As illustrated in a good blog and a good anwser, the "insert size"=sequence between adapters (actually encompasses R1 and R2 as well as the unknown gap between them) and it is also known that the ninth column of the SAM file (TLEN) represents the insert size
However, here are some things I still don't understand.
First, in RNA seq data, if the alignments are spliced, and the TLEN reports the distance from the 5'-most to 3'-most position (if my understanding is right). So according to my understaning the TLEN number will include the possible introns which means the TLEN would be unsally longer than "actual insert size"?
Second, if we are mapping DNA sequences, then the fragment length and "insert size"/"template length" are the same?

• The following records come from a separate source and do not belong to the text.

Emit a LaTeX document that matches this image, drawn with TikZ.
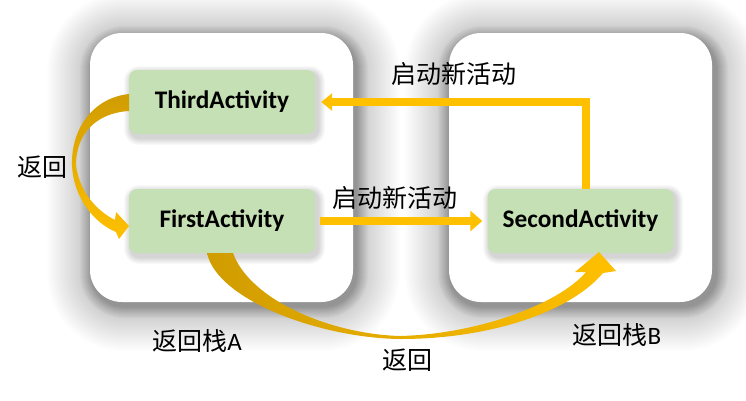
\documentclass[tikz,border=0pt]{standalone}
\usepackage{fontspec}
\setmainfont{Carlito}
\newfontfamily\cjk{Noto Sans CJK SC}
\usetikzlibrary{arrows.meta}
\definecolor{actgreen}{HTML}{C5E0B4}
\definecolor{arrowyellow}{HTML}{FFC000}
\definecolor{arrowgold}{HTML}{D09C00}
\newcommand\mysoftshadow[8]{%
  \foreach \k in {1,...,#6}{%
    \pgfmathsetmacro\dd{\k*#7}%
    \fill[black, opacity=#8, rounded corners=#5+\dd]
      (#1-\dd,#2-\dd) rectangle (#3+\dd,#4+\dd);
  }}
\begin{document}
\begin{tikzpicture}[x=1pt,y=-1pt,
  panel/.style={fill=white, draw=none, inner sep=0pt, rounded corners=32pt,
    minimum width=263pt, minimum height=269pt},
  act/.style={fill=actgreen, draw=none, rounded corners=8pt, minimum width=186pt, minimum height=64pt,
    font=\bfseries\fontsize{25.3}{29}\selectfont},
  lbl/.style={font=\cjk\fontsize{25}{29}\selectfont, inner sep=0pt},
  flow/.style={draw=arrowyellow, line width=8.5pt, -{Triangle[width=20pt,length=12pt]}},
  curvearrow/.style={draw=none}
]
\useasboundingbox (0,0) rectangle (746,400);
\fill[white] (0,0) rectangle (746,400);

% soft shadows of the stacks
\mysoftshadow{92}{38}{355}{306}{32pt}{30}{1.5}{0.006}
\mysoftshadow{450}{38}{715}{306}{32pt}{30}{1.5}{0.006}
\mysoftshadow{92}{38}{356}{306}{32pt}{12}{1}{0.018}
\mysoftshadow{450}{38}{716}{306}{32pt}{12}{1}{0.018}

% stacks
\node[panel] (stackA) at (221.5,167.5) {};
\node[panel] (stackB) at (580.5,167.5) {};

% soft shadows of the activities
\mysoftshadow{131}{73}{318}{138}{8pt}{7}{1}{0.025}
\mysoftshadow{131}{192}{318}{257}{8pt}{7}{1}{0.025}
\mysoftshadow{490}{192}{676}{257}{8pt}{7}{1}{0.025}

% activities
\node[act] (third)  at (222,102) {ThirdActivity};
\node[act] (first)  at (222,221) {FirstActivity};
\node[act] (second) at (580.5,221) {SecondActivity};

% straight connectors
\draw[flow, shorten <=5pt, shorten >=5pt] (first.east) -- (second.west);
\draw[flow, line width=8pt, -{Triangle[width=17pt,length=11pt]}, shorten >=6pt]
  ([xshift=5.5pt]second.north) |- (third.east);

% curved "back" arrow on the left
\shade[curvearrow, top color=arrowgold, bottom color=arrowyellow]
  (129,94) .. controls (92,98) and (71,130) .. (72,165)
  .. controls (73,195) and (92,222) .. (116,232)
  -- (119,239) -- (129,226) -- (116,212) -- (115,220)
  .. controls (95,210) and (79,190) .. (76,165)
  .. controls (76,135) and (95,113) .. (129,111) -- cycle;

% curved "back" arrow at the bottom
\shade[curvearrow, left color=arrowgold, right color=arrowyellow]
  (207,253) .. controls (217,300) and (320,338) .. (400,339)
  .. controls (490,339) and (570,312) .. (603,273)
  -- (616,271) -- (599,252) -- (575,272) -- (586,272)
  .. controls (560,303) and (480,334) .. (400,336)
  .. controls (330,334) and (250,300) .. (233,253) -- cycle;

% labels
\node[lbl] (l1) at (395,198) {启动新活动};
\node[lbl] (l2) at (454,74) {启动新活动};
\node[lbl] (l3) at (42,167) {返回};
\node[lbl] (l4) at (407,360) {返回};
\node[lbl] (l5) at (197,341) {返回栈{\rmfamily A}};
\node[lbl] (l6) at (617,335) {返回栈{\rmfamily B}};
\end{tikzpicture}
\end{document}
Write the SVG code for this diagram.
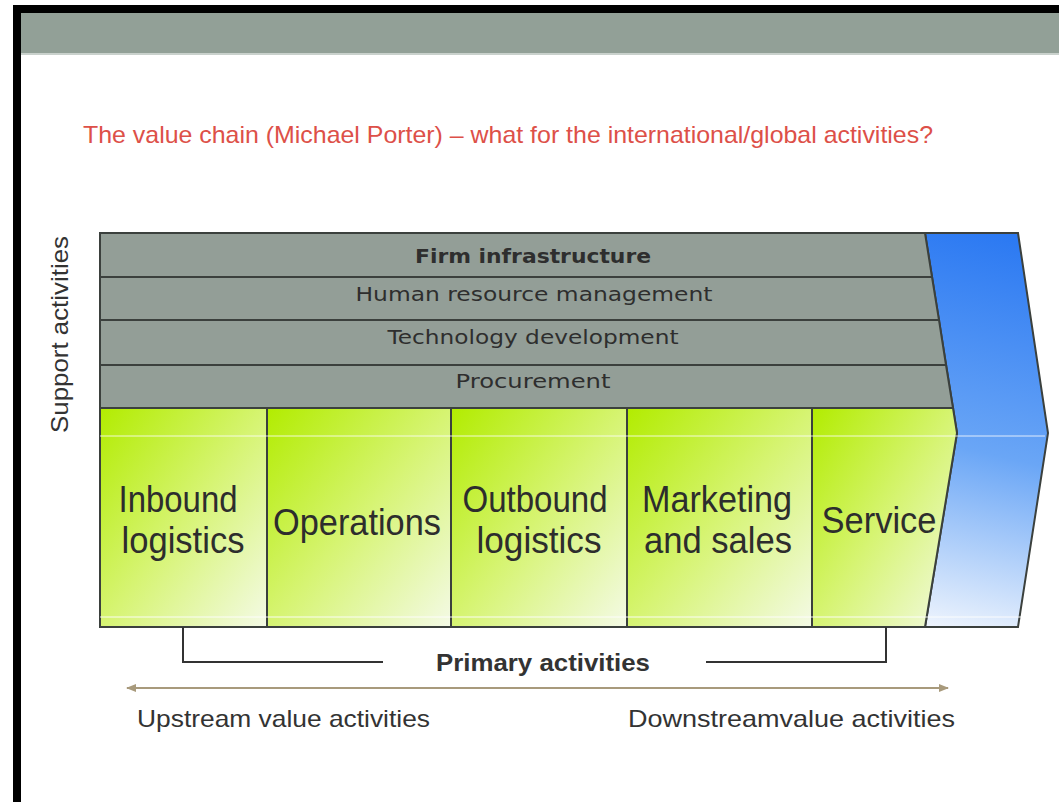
<svg xmlns="http://www.w3.org/2000/svg" width="1059" height="802" viewBox="0 0 1059 802">
  <defs>
    <linearGradient id="green" x1="0" y1="0" x2="1" y2="1">
      <stop offset="0" stop-color="#b2ec00"/>
      <stop offset="0.5" stop-color="#d6f472"/>
      <stop offset="1" stop-color="#f4fae6"/>
    </linearGradient>
    <linearGradient id="blue" gradientUnits="userSpaceOnUse" x1="1020" y1="233" x2="930" y2="627">
      <stop offset="0" stop-color="#2a78f2"/>
      <stop offset="0.55" stop-color="#6aa6f6"/>
      <stop offset="1" stop-color="#eef4fd"/>
    </linearGradient>
    <marker id="ah" viewBox="0 0 10 10" refX="9" refY="5" markerWidth="5" markerHeight="5" orient="auto-start-reverse">
      <path d="M0,1 L10,5 L0,9 z" fill="#a89a7c"/>
    </marker>
    <style>
      .sup { fill: #939e97; stroke: #3b403d; stroke-width: 2; }
      .prim { fill: url(#green); stroke: #3b403d; stroke-width: 2; }
      .suptxt { font-family: "DejaVu Sans", "Liberation Sans", sans-serif; font-size: 20px; fill: #2e2e2e; text-anchor: middle; }
      .ptxt { font-family: "Liberation Sans", Arial, sans-serif; font-size: 37px; fill: #2d2d2d; text-anchor: middle; }
      .lbl { font-family: "Liberation Sans", Arial, sans-serif; font-size: 24px; fill: #333333; }
      .brk { fill: none; stroke: #333333; stroke-width: 2; }
    </style>
  </defs>

  <!-- slide frame -->
  <rect x="0" y="0" width="1059" height="802" fill="#ffffff"/>
  <rect x="13" y="5" width="1046" height="8" fill="#000000"/>
  <rect x="13" y="5" width="8" height="797" fill="#000000"/>
  <rect x="21" y="13" width="1038" height="40" fill="#92a097"/>
  <rect x="21" y="53" width="1038" height="2" fill="#c9d1cc"/>

  <!-- title -->
  <text x="83" y="143" font-family="Liberation Sans, Arial, sans-serif" font-size="24" fill="#dd5048" textLength="850" lengthAdjust="spacingAndGlyphs">The value  chain (Michael Porter) – what for the international/global  activities?</text>

  <!-- support activities label -->
  <text transform="translate(68,433) rotate(-90)" x="0" y="0" class="lbl" textLength="197" lengthAdjust="spacingAndGlyphs">Support activities</text>

  <!-- margin chevron -->
  <g id="margin">
    <polygon points="925,233 1018,233 1048,433 1018,627 925,627 957,433" fill="url(#blue)" stroke="#3b403d" stroke-width="2"/>
  </g>

  <!-- support rows -->
  <g id="firm-infrastructure">
    <polygon class="sup" points="100,233 925,233 932,277 100,277"/>
    <text class="suptxt" x="533" y="263" font-weight="bold" textLength="236" lengthAdjust="spacingAndGlyphs">Firm infrastructure</text>
  </g>
  <g id="human-resource-management">
    <polygon class="sup" points="100,277 932,277 939,320 100,320"/>
    <text class="suptxt" x="534" y="301" textLength="357" lengthAdjust="spacingAndGlyphs">Human resource management</text>
  </g>
  <g id="technology-development">
    <polygon class="sup" points="100,320 939,320 946,365 100,365"/>
    <text class="suptxt" x="533" y="344" textLength="291" lengthAdjust="spacingAndGlyphs">Technology development</text>
  </g>
  <g id="procurement">
    <polygon class="sup" points="100,365 946,365 953,408 100,408"/>
    <text class="suptxt" x="533" y="388" textLength="155" lengthAdjust="spacingAndGlyphs">Procurement</text>
  </g>

  <!-- primary activities -->
  <g id="inbound-logistics">
    <rect class="prim" x="100" y="408" width="167" height="219"/>
    <text class="ptxt" x="178" y="512" textLength="119" lengthAdjust="spacingAndGlyphs">Inbound</text>
    <text class="ptxt" x="183" y="553" textLength="123" lengthAdjust="spacingAndGlyphs">logistics</text>
  </g>
  <g id="operations">
    <rect class="prim" x="267" y="408" width="184" height="219"/>
    <text class="ptxt" x="357" y="535" textLength="168" lengthAdjust="spacingAndGlyphs">Operations</text>
  </g>
  <g id="outbound-logistics">
    <rect class="prim" x="451" y="408" width="176" height="219"/>
    <text class="ptxt" x="535" y="512" textLength="145" lengthAdjust="spacingAndGlyphs">Outbound</text>
    <text class="ptxt" x="539" y="553" textLength="125" lengthAdjust="spacingAndGlyphs">logistics</text>
  </g>
  <g id="marketing-and-sales">
    <rect class="prim" x="627" y="408" width="185" height="219"/>
    <text class="ptxt" x="717" y="512" textLength="150" lengthAdjust="spacingAndGlyphs">Marketing</text>
    <text class="ptxt" x="718" y="553" textLength="148" lengthAdjust="spacingAndGlyphs">and sales</text>
  </g>
  <g id="service">
    <polygon class="prim" points="812,408 953,408 957,433 925,627 812,627"/>
    <text class="ptxt" x="879" y="533" textLength="115" lengthAdjust="spacingAndGlyphs">Service</text>
  </g>

  <!-- scan artifact lines -->
  <line x1="100" y1="436" x2="1045" y2="436" stroke="#ffffff" stroke-width="1" opacity="0.8"/>
  <line x1="100" y1="617" x2="1021" y2="617" stroke="#ffffff" stroke-width="1" opacity="0.9"/>

  <!-- connectors -->
  <g id="connectors">
    <polyline class="brk" points="383,662 183,662 183,627"/>
    <polyline class="brk" points="706,662 886,662 886,627"/>
    <line x1="127" y1="688" x2="948" y2="688" stroke="#a89a7c" stroke-width="2" marker-start="url(#ah)" marker-end="url(#ah)"/>
  </g>

  <text x="543" y="671" class="lbl" font-weight="bold" text-anchor="middle" textLength="214" lengthAdjust="spacingAndGlyphs">Primary activities</text>
  <text x="137" y="727" class="lbl" textLength="293" lengthAdjust="spacingAndGlyphs">Upstream value activities</text>
  <text x="628" y="727" class="lbl" textLength="327" lengthAdjust="spacingAndGlyphs">Downstreamvalue activities</text>
</svg>
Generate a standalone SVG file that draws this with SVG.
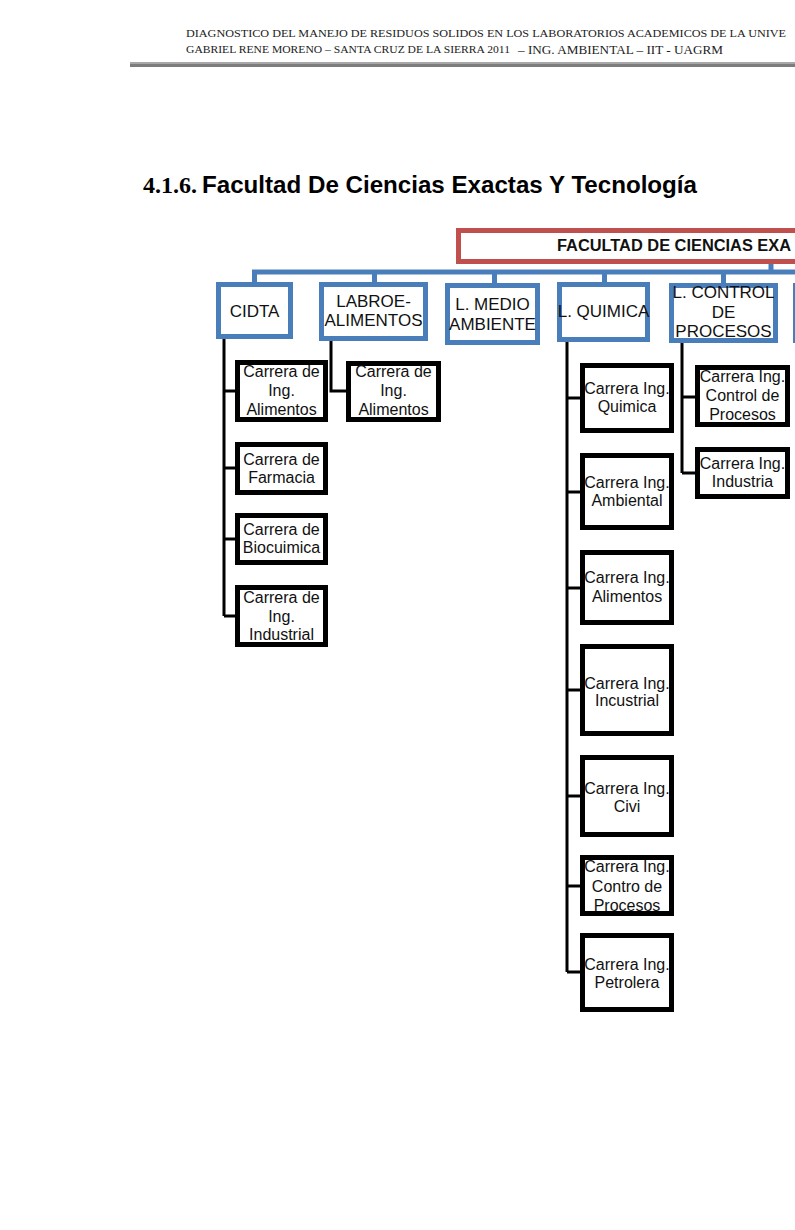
<svg xmlns="http://www.w3.org/2000/svg" width="795" height="1230" viewBox="0 0 795 1230">
<style>
.hdr{font-family:"Liberation Serif","Times New Roman",serif;fill:#222}
.blue{fill:#fff;stroke:#4a7ebb;stroke-width:5}
.red{fill:#fff;stroke:#c0504d;stroke-width:5}
.blk{fill:#fff;stroke:#000;stroke-width:5}
.bl{fill:none;stroke:#4a7ebb;stroke-width:5}
.kl{fill:none;stroke:#000;stroke-width:3}
.bt{font-family:"Liberation Sans",Arial,sans-serif;font-size:17px;fill:#111;text-anchor:middle}
.ct{font-family:"Liberation Sans",Arial,sans-serif;font-size:16px;fill:#111;text-anchor:middle}
</style>
<rect width="795" height="1230" fill="#fff"/>
<g id="header">
<text class="hdr" x="186" y="37" font-size="11.2" textLength="600" lengthAdjust="spacingAndGlyphs">DIAGNOSTICO DEL MANEJO DE RESIDUOS SOLIDOS EN LOS LABORATORIOS ACADEMICOS DE LA UNIVE</text>
<text class="hdr" x="186" y="53" font-size="10" textLength="324" lengthAdjust="spacingAndGlyphs">GABRIEL RENE MORENO – SANTA CRUZ DE LA SIERRA 2011</text>
<text class="hdr" x="518" y="54" font-size="11.5" textLength="205" lengthAdjust="spacingAndGlyphs">– ING. AMBIENTAL – IIT -  UAGRM</text>
<line x1="130" y1="63" x2="795" y2="63" stroke="#a8a8a8" stroke-width="2"/>
<line x1="130" y1="65.5" x2="795" y2="65.5" stroke="#7d7d7d" stroke-width="3"/>
</g>
<g id="title">
<text x="143" y="193" font-family="Liberation Serif,'Times New Roman',serif" font-weight="bold" font-size="24" textLength="54" lengthAdjust="spacingAndGlyphs">4.1.6.</text>
<text x="202" y="193" font-family="Liberation Sans,Arial,sans-serif" font-weight="bold" font-size="23" textLength="495" lengthAdjust="spacingAndGlyphs">Facultad De Ciencias Exactas Y Tecnología</text>
</g>
<g id="connectors">
<path class="bl" d="M254.5 283 V272 H800"/>
<path class="bl" d="M374.5 272 V283 M494.5 272 V284 M604.5 272 V283 M723.5 272 V284 M771 262 V272"/>
<path class="kl" d="M224 339 V616 M224 391 H236 M224 468 H236 M224 539 H236 M224 616 H236"/>
<path class="kl" d="M331 340 V391 H347"/>
<path class="kl" d="M567 341 V972 M567 398 H581 M567 492 H581 M567 588 H581 M567 690 H581 M567 796 H581 M567 886 H581 M567 972 H581"/>
<path class="kl" d="M682 342 V473 M682 397 H696 M682 473 H696"/>
</g>
<g id="node-facultad">
<rect class="red" x="458.5" y="230.5" width="450" height="31"/>
<text x="557" y="251" font-family="Liberation Sans,Arial,sans-serif" font-weight="bold" font-size="16" fill="#111" textLength="234" lengthAdjust="spacingAndGlyphs">FACULTAD DE CIENCIAS EXA</text>
</g>
<g id="node-cidta">
<rect class="blue" x="218.5" y="284.5" width="72" height="52"/>
<text class="bt" x="254.5" y="317">CIDTA</text>
</g>
<g id="node-labroe">
<rect class="blue" x="321.5" y="284.5" width="104" height="54"/>
<text class="bt" x="373.5" y="307">LABROE-</text>
<text class="bt" x="373.5" y="326">ALIMENTOS</text>
</g>
<g id="node-medio">
<rect class="blue" x="447.5" y="285.5" width="90" height="57"/>
<text class="bt" x="492.5" y="310">L. MEDIO</text>
<text class="bt" x="492.5" y="330">AMBIENTE</text>
</g>
<g id="node-quimica">
<rect class="blue" x="559.5" y="284.5" width="88" height="55"/>
<text class="bt" x="603.5" y="317">L. QUIMICA</text>
</g>
<g id="node-control">
<rect class="blue" x="671.5" y="285.5" width="104" height="55"/>
<text class="bt" x="723.5" y="298">L. CONTROL</text>
<text class="bt" x="723.5" y="318">DE</text>
<text class="bt" x="723.5" y="337">PROCESOS</text>
</g>
<g id="node-right">
<rect class="blue" x="795.5" y="285.5" width="100" height="55"/>
</g>
<g id="node-cidta-alimentos">
<rect class="blk" x="237.5" y="362.5" width="88" height="57"/>
<text class="ct" x="281.5" y="377">Carrera de</text>
<text class="ct" x="281.5" y="396">Ing.</text>
<text class="ct" x="281.5" y="415">Alimentos</text>
</g>
<g id="node-cidta-farmacia">
<rect class="blk" x="237.5" y="444.5" width="88" height="48"/>
<text class="ct" x="281.5" y="465">Carrera de</text>
<text class="ct" x="281.5" y="483">Farmacia</text>
</g>
<g id="node-cidta-bioquimica">
<rect class="blk" x="237.5" y="515.5" width="88" height="47"/>
<text class="ct" x="281.5" y="535">Carrera de</text>
<text class="ct" x="281.5" y="553">Biocuimica</text>
</g>
<g id="node-cidta-industrial">
<rect class="blk" x="237.5" y="587.5" width="88" height="57"/>
<text class="ct" x="281.5" y="603">Carrera de</text>
<text class="ct" x="281.5" y="622">Ing.</text>
<text class="ct" x="281.5" y="640">Industrial</text>
</g>
<g id="node-labroe-alimentos">
<rect class="blk" x="348.5" y="363.5" width="90" height="56"/>
<text class="ct" x="393.5" y="377">Carrera de</text>
<text class="ct" x="393.5" y="396">Ing.</text>
<text class="ct" x="393.5" y="415">Alimentos</text>
</g>
<g id="node-q-quimica">
<rect class="blk" x="582.5" y="365.5" width="89" height="65"/>
<text class="ct" x="627" y="394">Carrera Ing.</text>
<text class="ct" x="627" y="412">Quimica</text>
</g>
<g id="node-q-ambiental">
<rect class="blk" x="582.5" y="455.5" width="89" height="72"/>
<text class="ct" x="627" y="488">Carrera Ing.</text>
<text class="ct" x="627" y="506">Ambiental</text>
</g>
<g id="node-q-alimentos">
<rect class="blk" x="582.5" y="552.5" width="89" height="70"/>
<text class="ct" x="627" y="583">Carrera Ing.</text>
<text class="ct" x="627" y="602">Alimentos</text>
</g>
<g id="node-q-industrial">
<rect class="blk" x="582.5" y="646.5" width="89" height="87"/>
<text class="ct" x="627" y="689">Carrera Ing.</text>
<text class="ct" x="627" y="706">Incustrial</text>
</g>
<g id="node-q-civil">
<rect class="blk" x="582.5" y="757.5" width="89" height="77"/>
<text class="ct" x="627" y="794">Carrera Ing.</text>
<text class="ct" x="627" y="812">Civi</text>
</g>
<g id="node-q-control">
<rect class="blk" x="582.5" y="857.5" width="89" height="56"/>
<text class="ct" x="627" y="872">Carrera Ing.</text>
<text class="ct" x="627" y="892">Contro de</text>
<text class="ct" x="627" y="911">Procesos</text>
</g>
<g id="node-q-petrolera">
<rect class="blk" x="582.5" y="935.5" width="89" height="74"/>
<text class="ct" x="627" y="970">Carrera Ing.</text>
<text class="ct" x="627" y="988">Petrolera</text>
</g>
<g id="node-c-control">
<rect class="blk" x="697.5" y="367.5" width="90" height="57"/>
<text class="ct" x="742.5" y="382">Carrera Ing.</text>
<text class="ct" x="742.5" y="401">Control de</text>
<text class="ct" x="742.5" y="420">Procesos</text>
</g>
<g id="node-c-industria">
<rect class="blk" x="697.5" y="449.5" width="90" height="47"/>
<text class="ct" x="742.5" y="469">Carrera Ing.</text>
<text class="ct" x="742.5" y="487">Industria</text>
</g>
</svg>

Third, how Picard tools CollectInsertSizeMetrics actually do to calculate the insert size distribution of a paired-end library, does it only use the TLEN or exclude possible introns?
Any answer to help me better ubderstand this conception will be greatly appreciated.
This is the best illustration for this: A: What is the different between Read and Fragment in RNA-seq?
Yes, this is included in the background of my question...
My question is:
First, in RNA seq data, if the alignments are spliced, and the TLEN reports the distance from the 5'-most to 3'-most position (if my understanding is right). So according to my understaning the TLEN number will include the possible introns which means the TLEN would be unsally longer than "actual insert size"?
Second, if we are mapping DNA sequences, then the fragment length and "insert size"/"template length" are the same?
Third, how Picard tools CollectInsertSizeMetrics actually do to calculate the insert size distribution of a paired-end library, does it only use the TLEN or exclude possible introns?
Technically fragment length will never be equal to insert size (if you only consider size in bp) since fragment includes insert + Illumina adapters. If the DNA fragment does not contain a breakpoint/translocation then it would represent a contiguous stretch of DNA in genome.
I will let someone else tackle #1 and 3.
If you are interested in insert size calculation then use these directions (for BBMap tools).
Thank you for your advice, I will give it a try.